Lady Bracknell: “My nephew, you seem to be displaying signs of triviality.”
Jack: “On the contrary, Aunt Augusta, I’ve now realized for the first time in my life the vital Importance of Being Earnest.”
These lines form the last exchange in the play. At this point in the play, the notion of earnestness has taken several forms. Earnestness is a concept that can be best grasped by looking at its opposites. Here it is presented as the opposite of “triviality,” while elsewhere it means the opposite of seriousness. When Jack scoffs at the idea of a “serious Bunburyist,” Algernon retorts, “Well, one must be serious about something . . . . What on earth you are serious about I haven’t got the remotest idea. About everything, I should fancy. You have such an absolutely trivial nature.” In terms of the play’s primary plot, earnestness is the quality of honesty or candor.
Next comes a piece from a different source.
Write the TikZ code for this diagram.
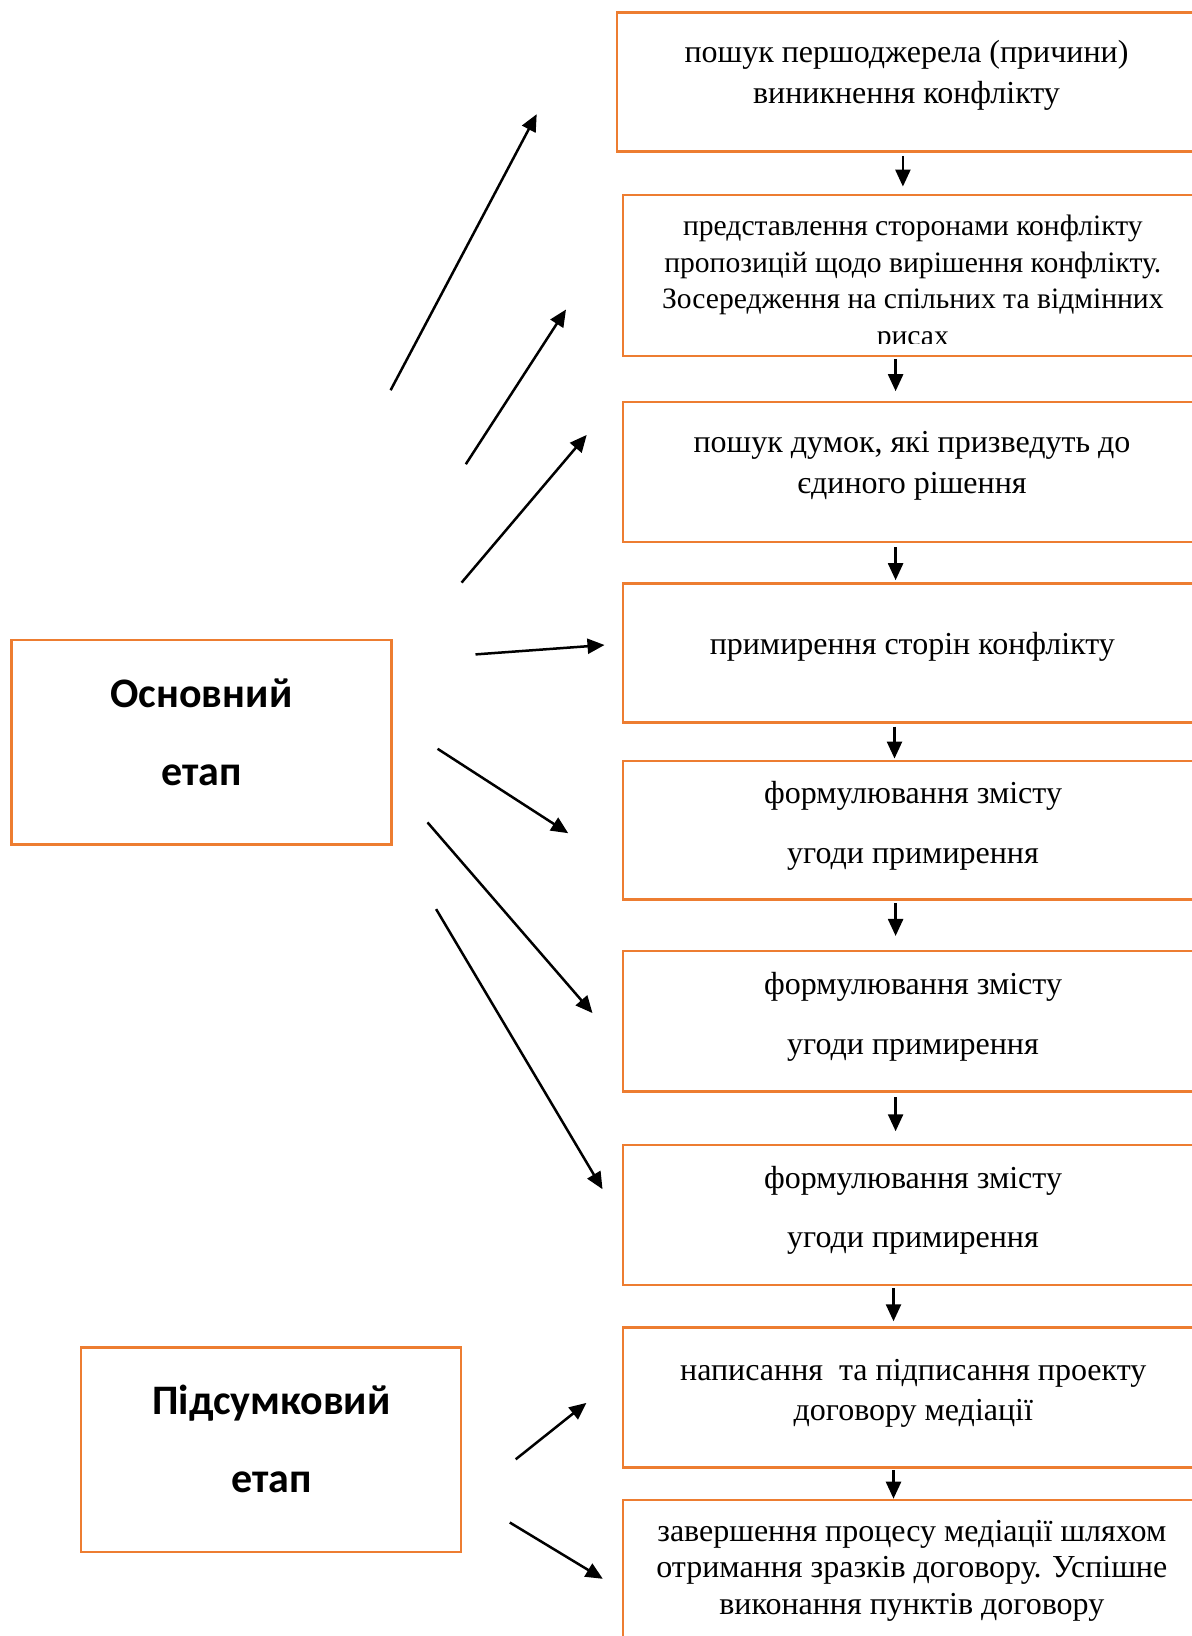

But exactly what the play really says about this attribute is hard to determine. Algernon professes not to believe that truth belongs in civilized conversation. Jack doesn’t think truth “quite the sort of thing one tells to a nice, sweet, refined girl.” Cecily thinks that “whenever one has anything unpleasant to say, one should always be quite candid.” Lady Bracknell believes that a woman should always lie about her age. Gwendolen feels that “In matters of grave importance, style, not sincerity, is the vital thing.” Of course, which of these characters is speaking the truth about the truth is impossible to determine.